29.5.18

Da perplexidade invasiva


Iguana Garcia, “60KF”, in https://www.youtube.com/watch?v=SkuUjwZpbgg
Um exemplo: a companhia. Será companhia como sinónimo de empresa, ou a companhia das pessoas que se têm por companhia? A companhia cultiva-se; seja quando se é titular de uma empresa, seja a das pessoas que entram no restrito rol dos que fazem companhia. Se a companhia fracassar, a empresa vai à falência. Dissolvida a companhia, ela perde sua função. É uma orfandade. Se a companhia se perder e a sua presença for substituída pela ausência, também é uma orfandade. Podem ambas as orfandades ser efémeras, mas trazem consigo um custo: a angústia, a melancolia invasora, a sensação de perda, o encontro com o desencontro de si mesmo. 
De que serve o desamparo de uma companhia? No caso da empresa, ela perde-se no labirinto da concorrência. Se não suporta os desafios das mais capazes, a companhia perde o chão que seria seu amparo. Perde-se o sustento, com o malogro da companhia. Os alicerces são atirados à equação da subsistência. Há casos de miséria consequentes ao definhar de uma companhia. Há responsabilidades que vêm por acréscimo. Os contratos não honrados. O desemprego para que são atirados os que laboravam na companhia. Os débitos que ficaram por saldar. Possivelmente, um mau nome selado na praça do comércio. Uma certa dose de vergonha a abater-se sobre as pálpebras humilhadas. A carência de sustento para os mais próximos.
Se a companhia tiver por referência pessoas que se habilitam como tal, o desamparo da companhia é, por vezes, o sentir excruciante de uma dor. Admita-se que cada um de nós é o produto da sua identidade, da sua personalidade intrínseca, de todas as influências em que nos embebemos; mas também, das influências que recebemos dos outros que temos por companhia. Nem os mais acérrimos verbetes de narcisismo escapam à exposição ao ambiente exterior. Até porque um narcisista precisa de um outro – de muitos outros – para cimentar a afirmação do seu eu centrípeto. O que acontece quando uma companhia é dada como perdida é mais doloroso para o narcisista. Por mais que invoque, a seu favor, a imensa constelação de outros que alimentam o seu ego, a companhia perdida aumenta de valor depois de ter sido dissolvida do mapa das companhias.

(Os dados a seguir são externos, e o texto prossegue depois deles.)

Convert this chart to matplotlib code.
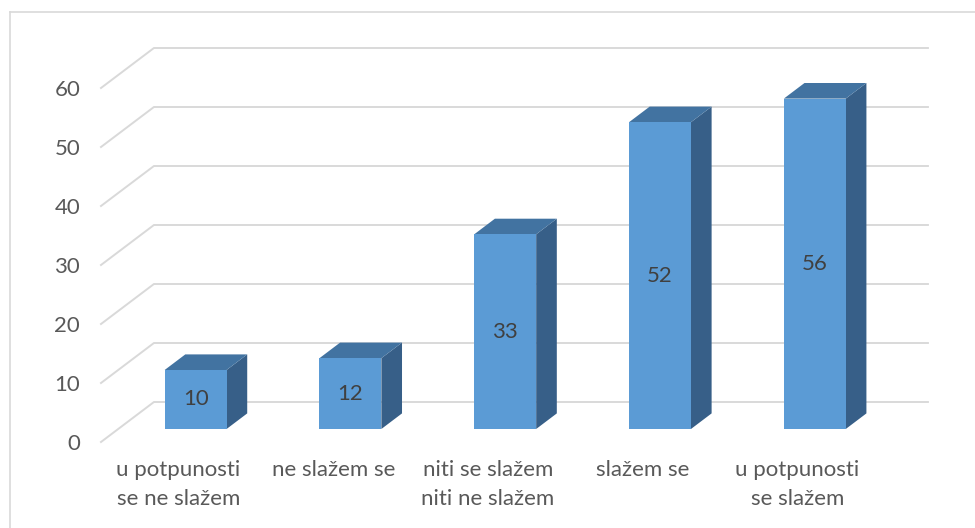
import matplotlib as mpl
mpl.use('Agg')
import matplotlib.pyplot as plt
from matplotlib.patches import Polygon
from matplotlib.lines import Line2D

plt.rcParams['font.family'] = ['Lato', 'DejaVu Sans']

categories = ['u potpunosti\nse ne slažem', 'ne slažem se',
              'niti se slažem\nniti ne slažem', 'slažem se',
              'u potpunosti\nse slažem']
values = [10, 12, 33, 52, 56]
yticks = [0, 10, 20, 30, 40, 50, 60]

c_front = '#5B9BD5'
c_top = '#4273A1'
c_side = '#375F88'
c_grid = '#D9D9D9'
c_text = '#595959'

# oblique projection: full depth of the plot box in data units
depth_dx, depth_dy = 0.342, 6.78
bar_w = 0.40
bar_d0, bar_d1 = 0.325, 0.715   # depth range of the bars (fraction)

fig = plt.figure(figsize=(9.75, 5.28), dpi=100)
ax = fig.add_axes([101/975, 1-442/528, 774/975, 354/528])
ax.set_xlim(-0.5, len(categories)-0.5)
ax.set_ylim(0, 60)
for s in ax.spines.values():
    s.set_visible(False)

# gridlines on side and back wall
xl, xr = -0.5, len(categories)-0.5
for v in yticks:
    ax.plot([xl, xl+depth_dx, xr+depth_dx], [v, v+depth_dy, v+depth_dy],
            color=c_grid, lw=1.4, clip_on=False, zorder=1)

# bars
for i, v in enumerate(values):
    ox, oy = bar_d0*depth_dx, bar_d0*depth_dy
    bx, by = (bar_d1-bar_d0)*depth_dx, (bar_d1-bar_d0)*depth_dy
    x0, x1 = i-bar_w/2+ox, i+bar_w/2+ox
    y0, y1 = oy, oy+v
    front = Polygon([(x0, y0), (x1, y0), (x1, y1), (x0, y1)], closed=True,
                    fc=c_front, ec='none', clip_on=False, zorder=3)
    top = Polygon([(x0, y1), (x1, y1), (x1+bx, y1+by), (x0+bx, y1+by)],
                  closed=True, fc=c_top, ec='none', clip_on=False, zorder=3)
    side = Polygon([(x1, y0), (x1+bx, y0+by), (x1+bx, y1+by), (x1, y1)],
                   closed=True, fc=c_side, ec='none', clip_on=False, zorder=3)
    for p in (side, top, front):
        ax.add_patch(p)
    ax.text((x0+x1)/2, (y0+y1)/2, str(v), ha='center', va='center',
            fontsize=16, color='#404040', zorder=4)

ax.set_yticks(yticks)
ax.set_yticklabels([str(t) for t in yticks])
ax.set_xticks(range(len(categories)))
ax.set_xticklabels(categories, linespacing=1.55)
ax.tick_params(axis='both', length=0, labelsize=16, labelcolor=c_text)
ax.tick_params(axis='y', pad=15)
ax.tick_params(axis='x', pad=13)

# chart area border (top and left visible)
fig.add_artist(Line2D([10/975, 1], [1-12/528, 1-12/528], color=c_grid, lw=1.2))
fig.add_artist(Line2D([10/975, 10/975], [0, 1-12/528], color=c_grid, lw=1.2))

plt.savefig('out.png', dpi=100)
plt.close()
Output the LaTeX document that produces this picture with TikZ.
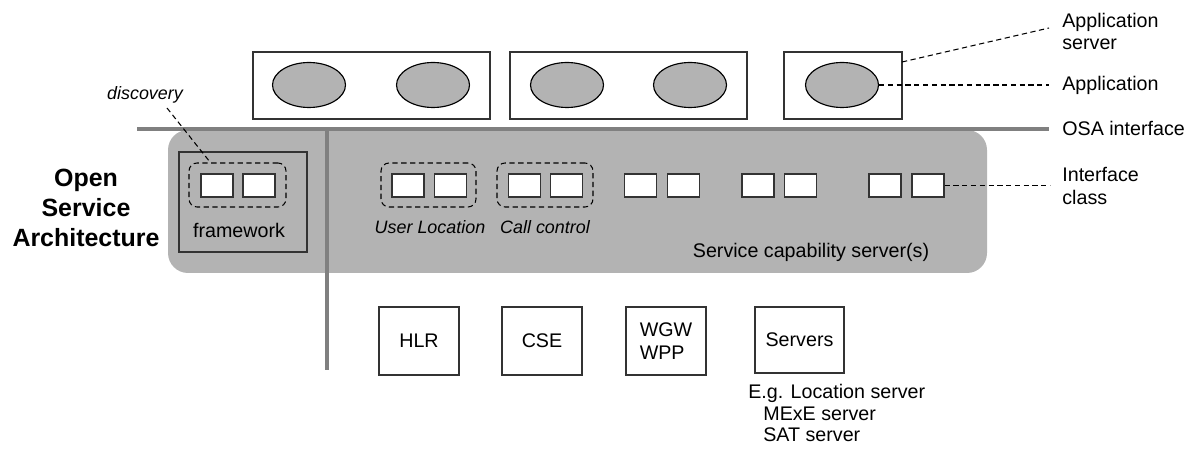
\documentclass[tikz,border=0pt]{standalone}
\usepackage{fontspec}
\setmainfont{Liberation Sans}
\usepackage{tikz}
\usetikzlibrary{shapes.geometric, calc}
\definecolor{osagray}{HTML}{B3B3B3}
\definecolor{osaline}{HTML}{808080}
\definecolor{boxline}{HTML}{333333}
\tikzstyle{app_server} = [rectangle, minimum height=1.34cm, draw=boxline, line width=0.65pt, fill=white, inner sep=0pt]
\tikzstyle{app} = [ellipse, minimum width=1.46cm, minimum height=0.9cm, draw=black, line width=0.65pt, fill=osagray, inner sep=0pt]
\tikzstyle{iface} = [rectangle, minimum width=0.64cm, minimum height=0.46cm, draw=boxline, line width=0.65pt, fill=white, inner sep=0pt]
\tikzstyle{group} = [rectangle, rounded corners=0.16cm, minimum height=0.88cm, draw=black, line width=0.6pt, dash pattern=on 3pt off 2pt, inner sep=0pt]
\tikzstyle{network} = [rectangle, minimum height=1.36cm, draw=boxline, line width=0.65pt, fill=white, text centered, inner sep=0pt]
\tikzstyle{label} = [font=\fontsize{11.2}{13}\selectfont, inner sep=0pt]
\tikzstyle{ilabel} = [font=\fontsize{10.2}{13}\selectfont\itshape, inner sep=0pt]
\tikzstyle{leader} = [black, line width=0.6pt, dash pattern=on 3pt off 2pt]

\begin{document}
\begin{tikzpicture}[x=0.02cm, y=-0.02cm]
        \useasboundingbox (0,0) rectangle (1196,455);

        % service layer background
        \fill[osagray, rounded corners=0.4cm] (168,130) rectangle (987,273);
        \coordinate(osa_l) at (137,129);
        \coordinate(osa_r) at (1049,129);
        \coordinate(sep_t) at (327,129);
        \coordinate(sep_b) at (327,370);
        \draw[osaline, line width=2pt] (osa_l) -- (osa_r);
        \draw[osaline, line width=2pt] (sep_t) -- (sep_b);

        % application servers
        \node(as1) [app_server, minimum width=4.74cm] at (371.5,85.5) {};
        \node(as2) [app_server, minimum width=4.74cm] at (628.5,85.5) {};
        \node(as3) [app_server, minimum width=2.36cm] at (843,85.5) {};
        \node(app1) [app] at (309,85) {};
        \node(app2) [app] at (433,85) {};
        \node(app3) [app] at (567,85) {};
        \node(app4) [app] at (690,85) {};
        \node(app5) [app] at (842,85) {};

        % framework
        \node(fw) [rectangle, draw=boxline, line width=0.65pt, minimum width=2.56cm, minimum height=2cm] at (243,202) {};
        \node(fw_text) [label] at (239,230) {framework};
        \node(fw_grp) [group, minimum width=1.94cm] at (237.5,185) {};
        \node(fw_if1) [iface] at (217,185.5) {};
        \node(fw_if2) [iface] at (259,185.5) {};
        \node(disc) [ilabel] at (145,95) {discovery};
        \coordinate(disc_a) at (167,108);
        \coordinate(disc_b) at (210,162);
        \draw[leader] (disc_a) -- (disc_b);

        % service capability servers
        \node(ul_grp) [group, minimum width=1.9cm] at (428.5,185) {};
        \node(ul_if1) [iface] at (408,185.5) {};
        \node(ul_if2) [iface] at (450.5,185.5) {};
        \node(ul_text) [ilabel] at (430,227) {User Location};
        \node(cc_grp) [group, minimum width=1.92cm] at (545,185) {};
        \node(cc_if1) [iface] at (524.5,185.5) {};
        \node(cc_if2) [iface] at (566.5,185.5) {};
        \node(cc_text) [ilabel] at (545,227) {Call control};
        \node(sc4_if1) [iface] at (640.5,185.5) {};
        \node(sc4_if2) [iface] at (683.5,185.5) {};
        \node(sc5_if1) [iface] at (758,185.5) {};
        \node(sc5_if2) [iface] at (800.5,185.5) {};
        \node(sc6_if1) [iface] at (885,185.5) {};
        \node(sc6_if2) [iface] at (928,185.5) {};
        \node(scs_text) [label] at (811,252) {Service capability server(s)};

        \node(osa_title) [align=center, font=\fontsize{14.2}{17}\selectfont\bfseries, inner sep=0pt] at (86,208) {Open\\Service\\Architecture};

        % network elements
        \node(hlr) [network, label, minimum width=1.6cm, minimum height=1.36cm, draw=boxline] at (419,341) {HLR};
        \node(cse) [network, label, minimum width=1.6cm, minimum height=1.36cm, draw=boxline] at (542,341) {CSE};
        \node(wgw) [network, label, minimum width=1.6cm, minimum height=1.36cm, draw=boxline, align=left] at (666,341) {WGW\\WPP};
        \node(srv) [network, label, minimum width=1.78cm, minimum height=1.32cm, draw=boxline] at (799.5,340) {Servers};
        \node(eg1) [label, anchor=west] at (748,393) {E.g. Location server};
        \node(eg2) [label, anchor=west] at (763,414) {MExE server};
        \node(eg3) [label, anchor=west] at (763,435) {SAT server};

        % legend
        \node(l_as) [label, anchor=west, align=left] at (1062,31.5) {Application\\server};
        \node(l_app) [label, anchor=west] at (1062,85) {Application};
        \node(l_osa) [label, anchor=west] at (1062,128) {OSA interface};
        \node(l_if) [label, anchor=west, align=left] at (1062,186) {Interface\\class};
        \coordinate(as_pt) at (902,62);
        \coordinate(as_end) at (1049,28);
        \coordinate(app_end) at (1049,85);
        \coordinate(if_end) at (1050,185.5);
        \draw[leader] (as_pt) -- (as_end);
        \draw[leader] (app5.east) -- (app_end);
        \draw[leader] (sc6_if2.east) -- (if_end);
    \end{tikzpicture}
\end{document}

Só os ascetas se refugiam do marear das ausentes companhias. O isolamento metódico é a caução. Sozinhos, não precisam de companhia. Dispensam as companhias. Do mais fundo das masmorras em que vivem aprisionados, trocam a melancolia (que não reconhecem) pela ausência das excruciantes dores se fossem assaltados pela perda da companhia. Se perguntarem a um sociopata, ele confirma-o: “os outros são o inferno”, dirá, sem contudo se aperceber como é tangente a sua existência com a do narcisista.